Don’t Give Up the Fight

You couldn’t buy one anywhere.

Of all the crazy, world-altering details that I remember from that horrible day 18 years ago, it was that every store had sold out of American flags. No matter who you were or who you voted for, or what you looked like—that was our rallying cry. Everyone was flying a flag after that awful day, because for most of us, it was the most outward way of defying those who had tried to bring us to our knees.

It was really remarkable to witness, but it didn’t surprise me. I knew that’s who we were as Americans.

Today, I’m not sure if that could happen without the major media outlets, a cache of celebrities, and the usual political suspects rushing to label it as dangerously jingoist. At minimum.

Even as I write this, stray thoughts of who may read this and surmise that I MYSELF am a jingoistic nationalist flitter through my mind.

That’s where we are.

How on earth did we ever get here?

How did we get to a place where our country’s athletes—from football players to soccer players representing our country on the world stage—stomp all over the national anthem with their protests, because they actually believe it represents hate and intolerance?

How did we get to a place where our police—the same men and women we once praised two decades ago for running TOWARDS danger on 9/11are hated with such vitriolic passion that people actually celebrate their deaths?

How did we get to a place where people throw milk and water all over police officers quietly doing their jobs on the streets of New York City (of all places)?

How did we get to a place where professional athletes on national television can wear socks depicting police officers as pigs, but Nike can’t release a sneaker with the very first American flag?

How did we get to a place where two Americans are kicked out of a professional soccer game for bringing that same first flag? How did we get to a place where that flag is a “symbol of hate groups”?

How did we get to a place where “patriotism is for white people” and that our country is a festering dump heap of racism and hatred?

How did we get to a place where countless Democrat presidential candidates are running on the premise that America is a fundamentally awful place?

How did we get to a place where an American lawmaker can make a mockery of 9/11’s memory by referring to it as a day when “some people did something”?

I have my theories, and I do recall a president in the not-so-distant past boast that he was just days away from “fundamentally transforming the United States of America.” But, perhaps how we got here isn’t the biggest issue. Right now, at least, I’m more concerned with how we avoid the disastrous crash.

Pause for a second—and journey back with me to the lesser-known of the four plane attacks on 9/11: Flight 93, which crashed in a Pennsylvania field at a dizzying 575 mph. Its crash was so violent that “shock waves tore insulation from a building in the area and shook a high school 12 miles away.”

Most believe the plane was headed for the United States Capitol building. But, thanks to quick-thinking passengers who learned enough about what was already happening on the ground, that’s not what happened.
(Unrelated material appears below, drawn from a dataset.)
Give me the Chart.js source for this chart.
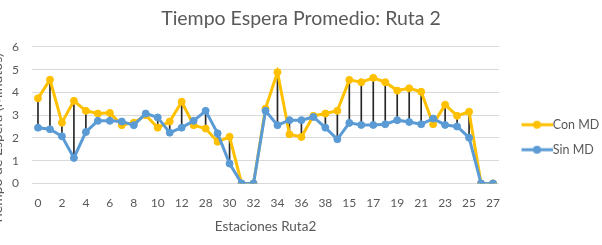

Their sheer will to keep that plane in the air—and at the very least out of the control of the terrorists—prevented the further physical destruction of our country. That plane, had it struck the Capitol, would have caused immeasurable chaos.

And they weren’t the only ones.

The September 11th commission details that on United Flight 175 (which would later hit the second tower), “some passengers correctly surmised what was happening and what had to be done.” In the fading minutes before United 175 met its fate, several passengers were on the phone with family, relaying plans similar to that of the heroes on Flight 93.

Readers, if you’ll forgive the comparison (I truly do not mean to diminish what happened on that hallowed morning), that is we are today. We’re fighting for the soul of our country; we fighting to wrest it back from the hands of those who want to see it and everything it stands for, destroyed. And these are not obvious “bad guys” with razor blades and a dangerously sufficient level of knowledge of commercial aircraft; these are college professors, politicians, media types and celebrities who are bent on rewriting history, and erasing the memory of everything good that we’ve ever stood for. Don’t let it happen. Don’t let the would-be transformers of this country succeed at their goal. Don’t let their lies overshadow and overpower the truth.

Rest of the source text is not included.